Effective communication is about how they feel after you said it.
So you think you’re a good communicator. I do. Until I wasn’t. I jokingly made a remark, but in fact, it was hurtful to the person receiving it. Well, Houston, we’ve got a problem.
Lately, a couple of my clients approached me with this phenomenon as well. Each of them believed they were being misinterpreted by their staff. “But they took it the wrong way!” “I didn’t say that!”
So we went through my clients’ respective conversations to look for where the misinterpretations were happening. Here is the range of what we discovered: People felt hurt. People felt unheard. People felt that the conversation wasn’t genuine. People felt attacked. People felt afraid. It all was about their feelings.
To protect against misinterpretation, we focused on how the other person was feeling. We learned, for instance, how to “bookend” the conversation. We made sure we started up a conversation openly, and closed it by checking out the impact of what we said. It goes like this: 1. Soft start up: “Do you have a minute?” or “My intention here is to…” 2. Be genuinely curious about what is going on for them. 3. Repeat back what you heard. 4. Ask if they are ready or open to hear your viewpoint or feedback. 5. Check out impact. “What did you hear me say?” “How do you feel hearing that?”
The bookends are the soft start-up and the checking out of discussion’s impact on the listener. This is best used when we have those crucial conversations – conversations about job performance or employee engagement, for example.
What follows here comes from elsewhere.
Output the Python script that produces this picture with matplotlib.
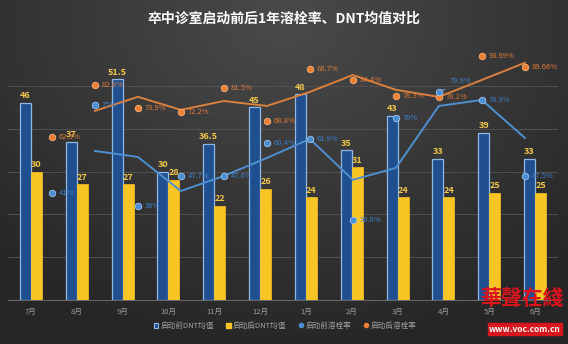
import numpy as np
import matplotlib
matplotlib.use('Agg')
import matplotlib.pyplot as plt
from matplotlib.lines import Line2D
from matplotlib.patches import Patch

plt.rcParams['font.family'] = ['Noto Sans CJK SC', 'DejaVu Sans']

# 数据
months = ['7月', '8月', '9月', '10月', '11月', '12月', '1月', '2月', '3月', '4月', '5月', '6月']
dnt_before = [46, 37, 51.5, 30, 36.5, 45, 48, 35, 43, 33, 39, 33]
dnt_after = [30, 27, 27, 28, 22, 26, 24, 31, 24, 24, 25, 25]
# 溶栓率标注点
rate_before = [41, 75, 36, 47.7, 47.6, 60.4, 61.9, 30.8, 70, 79.9, 76.9, 47.5]
rate_after = [62.5, 82.8, 73.9, 72.2, 81.5, 68.8, 88.7, 84.4, 78.3, 78.1, 93.99, 89.66]
# 折线
line_before = [np.nan, 57.3, 55, 41.9, 47.7, 54.6, 61.9, 46.2, 50.8, 74.6, 76.9, 62.3]
line_after = [np.nan, 72.7, 78.1, 73.1, 76.5, 74.6, 80, 86.5, 80.8, 78.1, 84.6, 91.2]

fig = plt.figure(figsize=(5.68, 3.44), dpi=100)

# 背景渐变
bg = fig.add_axes([0, 0, 1, 1], zorder=-10)
yy, xx = np.mgrid[0:344, 0:568]
d = np.sqrt(((xx - 284) / 420.0) ** 2 + ((yy - 20) / 330.0) ** 2)
img = 0.29 - 0.14 * np.clip(d, 0, 1)
bg.imshow(np.dstack([img, img, img]), aspect='auto', extent=[0, 1, 0, 1])
bg.axis('off')

ax = fig.add_axes([8 / 568, 44 / 344, 550 / 568, 257 / 344])
ax.patch.set_alpha(0)
x = np.arange(len(months))
w = 0.24
b1 = ax.bar(x - w / 2, dnt_before, w, color='#1f4f8f', edgecolor='#8fb8e6', linewidth=0.9, zorder=3)
b2 = ax.bar(x + w / 2, dnt_after, w, color='#f8c524', edgecolor='#f8c524', linewidth=0.5, zorder=3)
for i in range(len(months)):
    ax.text(x[i] - w / 2, dnt_before[i] + 0.6, '%g' % dnt_before[i], ha='center', va='bottom',
            fontsize=6.5, color='#f2c84a', fontweight='bold', zorder=5)
    ax.text(x[i] + w / 2, dnt_after[i] + 0.6, '%g' % dnt_after[i], ha='center', va='bottom',
            fontsize=6.5, color='#f2c84a', fontweight='bold', zorder=5)
ax.set_xlim(-0.5, 11.5)
ax.set_ylim(0, 60)
ax.set_yticks([0, 10, 20, 30, 40, 50])
ax.yaxis.grid(True, color='#555555', linewidth=0.6, zorder=0)
ax.set_xticks(x)
ax.set_xticklabels(months, fontsize=5.5, color='#9a9a9a')
ax.tick_params(axis='x', length=0, pad=6)
ax.tick_params(axis='y', length=0, labelleft=False)
for s in ax.spines.values():
    s.set_visible(False)
ax.spines['bottom'].set_visible(True)
ax.spines['bottom'].set_color('#666666')

# 溶栓率
ax2 = fig.add_axes([8 / 568, 44 / 344, 550 / 568, 257 / 344], zorder=4)
ax2.patch.set_alpha(0)
ax2.set_xlim(-1.02, 11.77)
ax2.set_ylim(0, 98.8)
ax2.axis('off')
ax2.plot(x, line_after, color='#d9803f', linewidth=1.4, zorder=4)
ax2.plot(x, line_before, color='#4f8fd0', linewidth=1.4, zorder=4)
ax2.scatter(x, rate_after, s=22, color='#ee7f33', edgecolor='#f6b27a', linewidth=0.6, zorder=6)
ax2.scatter(x, rate_before, s=22, color='#4a8ed3', edgecolor='#9cc4ef', linewidth=0.6, zorder=6)
for i in range(len(months)):
    ax2.annotate('%g%%' % rate_after[i], (x[i], rate_after[i]), xytext=(5, 0), textcoords='offset points',
                 va='center', fontsize=5.5, color='#e07b39', zorder=7)
    if i == 9:
        ax2.annotate('%g%%' % rate_before[i], (x[i], rate_before[i]), xytext=(8, 8), textcoords='offset points',
                     va='center', fontsize=5.5, color='#3d80c8', zorder=7,
                     arrowprops=dict(arrowstyle='-', color='#7fa8d8', linewidth=0.7))
    else:
        ax2.annotate('%g%%' % rate_before[i], (x[i], rate_before[i]), xytext=(5, 0), textcoords='offset points',
                     va='center', fontsize=5.5, color='#3d80c8', zorder=7)

fig.text(0.5, 1 - 19 / 344, '卒中诊室启动前后1年溶栓率、DNT均值对比', ha='center', va='center',
         fontsize=10, color='white', fontweight='bold')

handles = [Patch(facecolor='#1f4f8f', edgecolor='#8fb8e6', linewidth=0.8),
           Patch(facecolor='#f8c524', edgecolor='#f8c524'),
           Line2D([], [], marker='o', linestyle='', color='#4a8ed3', markersize=3),
           Line2D([], [], marker='o', linestyle='', color='#ee7f33', markersize=3)]
labels = ['启动前DNT均值', '启动后DNT均值', '启动前溶栓率', '启动后溶栓率']
leg = fig.legend(handles, labels, loc='center', bbox_to_anchor=(285 / 568, 1 - 326 / 344), ncol=4,
                 frameon=False, fontsize=5.5, handlelength=0.6, handleheight=0.6, handletextpad=0.3,
                 columnspacing=1.6)
for t in leg.get_texts():
    t.set_color('#a0a0a0')

# 水印
fig.text(522 / 568, 1 - 298 / 344, '華聲在綫', ha='center', va='center', fontsize=15,
         color='#d8141c', fontweight='bold', style='italic', zorder=20)
fig.text(525 / 568, 1 - 329 / 344, 'www.voc.com.cn', ha='center', va='center', fontsize=6,
         color='white', fontweight='bold', zorder=20,
         bbox=dict(boxstyle='square,pad=0.15', facecolor='#d8141c', edgecolor='#d8141c'))

fig.savefig('out.png', dpi=100, facecolor='#303030')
The beauty of it is if you mess up as I did, you get to genuinely offer to clean it up. Acknowledge how it made them feel. “Wow, when I said that, that must have hurt you.” Apologize. Restate your intention. If it feels egregious enough, enroll them into looking for a solution. “I’d like to clean this up. How can we make it right?”
You get to catch yourself in the act and change course. And after the conversation is over, what comes across most is that you care.